■ **SET EXERCISE**: Transcribe the material verbatim in full; the pictures do not belong in the copy.

--- START GIVEN INFORMATION ---

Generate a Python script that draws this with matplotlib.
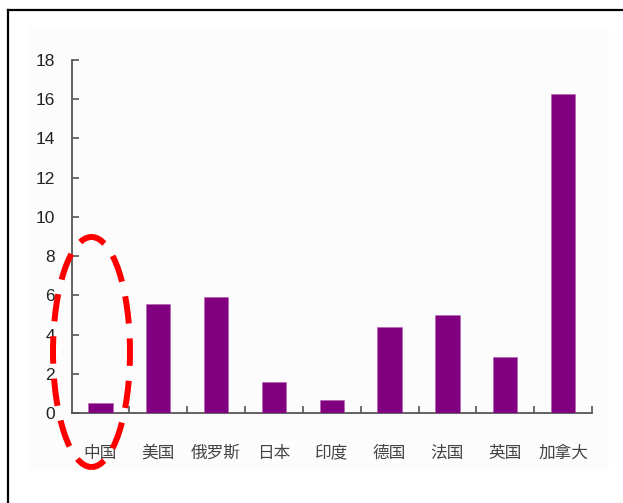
import numpy as np
import matplotlib
matplotlib.use("Agg")
import matplotlib.pyplot as plt
from matplotlib.patches import Ellipse, Rectangle
from matplotlib.lines import Line2D

countries = ["中国", "美国", "俄罗斯", "日本", "印度", "德国", "法国", "英国", "加拿大"]
values = [0.52, 5.55, 5.92, 1.57, 0.66, 4.4, 5.0, 2.84, 16.25]
yticks = [0, 2, 4, 6, 8, 10, 12, 14, 16, 18]

W, H = 623, 503
fig = plt.figure(figsize=(W / 100, H / 100), dpi=100)
fig.patch.set_facecolor("white")

# faint panel behind the chart
fig.patches.append(Rectangle((28 / W, 1 - 470 / H), (609 - 28) / W, (470 - 28) / H,
                             transform=fig.transFigure, facecolor="#fcfcfc",
                             edgecolor="none", zorder=-10))
# frame lines along the top and left
fig.lines.append(Line2D([8 / W, 1], [1 - 10 / H, 1 - 10 / H], transform=fig.transFigure,
                        color="black", lw=1.6))
fig.lines.append(Line2D([8 / W, 8 / W], [0, 1 - 10 / H], transform=fig.transFigure,
                        color="black", lw=1.6))

left, right, top, bottom = 71.5, 592, 60, 413
ax = fig.add_axes([left / W, 1 - bottom / H, (right - left) / W, (bottom - top) / H])
ax.patch.set_alpha(0)

x = np.arange(len(countries))
ax.bar(x, values, width=0.42, color="#800080", edgecolor="#b060b0", linewidth=0.4, zorder=3)

ax.set_xlim(-0.5, len(countries) - 0.5)
ax.set_ylim(0, 18)
ax.set_yticks(yticks)
ax.set_yticklabels([str(v) for v in yticks], fontfamily="Liberation Sans", fontsize=12.5,
                   color="#222222")
ax.set_xticks(x)
ax.set_xticklabels(countries, fontfamily=["Noto Sans CJK SC", "DejaVu Sans"], fontsize=12,
                   color="#444444")
ax.set_xticks(np.arange(0.5, len(countries), 1.0), minor=True)

ax.tick_params(axis="x", which="major", length=0, pad=23)
ax.tick_params(axis="x", which="minor", direction="in", length=5, width=1.2, color="#555555")
ax.tick_params(axis="y", direction="in", length=5, width=1.2, color="#555555", pad=12)

for s in ["top", "right"]:
    ax.spines[s].set_visible(False)
for s in ["left", "bottom"]:
    ax.spines[s].set_color("#555555")
    ax.spines[s].set_linewidth(1.3)

# highlight around the first category
fig.patches.append(Ellipse((91.5 / W, 1 - 352 / H), 77 / W, 230 / H,
                           transform=fig.transFigure, fill=False, edgecolor="#ff0000",
                           linewidth=4.3, linestyle=(2.16, (4.6, 2.5)), zorder=10))

fig.savefig("out.png", dpi=100)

--- END GIVEN INFORMATION ---

■ **ANSWER**:
Generate a Python script that draws this with matplotlib.
import numpy as np
import matplotlib
matplotlib.use("Agg")
import matplotlib.pyplot as plt
from matplotlib.patches import Ellipse, Rectangle
from matplotlib.lines import Line2D

countries = ["中国", "美国", "俄罗斯", "日本", "印度", "德国", "法国", "英国", "加拿大"]
values = [0.52, 5.55, 5.92, 1.57, 0.66, 4.4, 5.0, 2.84, 16.25]
yticks = [0, 2, 4, 6, 8, 10, 12, 14, 16, 18]

W, H = 623, 503
fig = plt.figure(figsize=(W / 100, H / 100), dpi=100)
fig.patch.set_facecolor("white")

# faint panel behind the chart
fig.patches.append(Rectangle((28 / W, 1 - 470 / H), (609 - 28) / W, (470 - 28) / H,
                             transform=fig.transFigure, facecolor="#fcfcfc",
                             edgecolor="none", zorder=-10))
# frame lines along the top and left
fig.lines.append(Line2D([8 / W, 1], [1 - 10 / H, 1 - 10 / H], transform=fig.transFigure,
                        color="black", lw=1.6))
fig.lines.append(Line2D([8 / W, 8 / W], [0, 1 - 10 / H], transform=fig.transFigure,
                        color="black", lw=1.6))

left, right, top, bottom = 71.5, 592, 60, 413
ax = fig.add_axes([left / W, 1 - bottom / H, (right - left) / W, (bottom - top) / H])
ax.patch.set_alpha(0)

x = np.arange(len(countries))
ax.bar(x, values, width=0.42, color="#800080", edgecolor="#b060b0", linewidth=0.4, zorder=3)

ax.set_xlim(-0.5, len(countries) - 0.5)
ax.set_ylim(0, 18)
ax.set_yticks(yticks)
ax.set_yticklabels([str(v) for v in yticks], fontfamily="Liberation Sans", fontsize=12.5,
                   color="#222222")
ax.set_xticks(x)
ax.set_xticklabels(countries, fontfamily=["Noto Sans CJK SC", "DejaVu Sans"], fontsize=12,
                   color="#444444")
ax.set_xticks(np.arange(0.5, len(countries), 1.0), minor=True)

ax.tick_params(axis="x", which="major", length=0, pad=23)
ax.tick_params(axis="x", which="minor", direction="in", length=5, width=1.2, color="#555555")
ax.tick_params(axis="y", direction="in", length=5, width=1.2, color="#555555", pad=12)

for s in ["top", "right"]:
    ax.spines[s].set_visible(False)
for s in ["left", "bottom"]:
    ax.spines[s].set_color("#555555")
    ax.spines[s].set_linewidth(1.3)

# highlight around the first category
fig.patches.append(Ellipse((91.5 / W, 1 - 352 / H), 77 / W, 230 / H,
                           transform=fig.transFigure, fill=False, edgecolor="#ff0000",
                           linewidth=4.3, linestyle=(2.16, (4.6, 2.5)), zorder=10))

fig.savefig("out.png", dpi=100)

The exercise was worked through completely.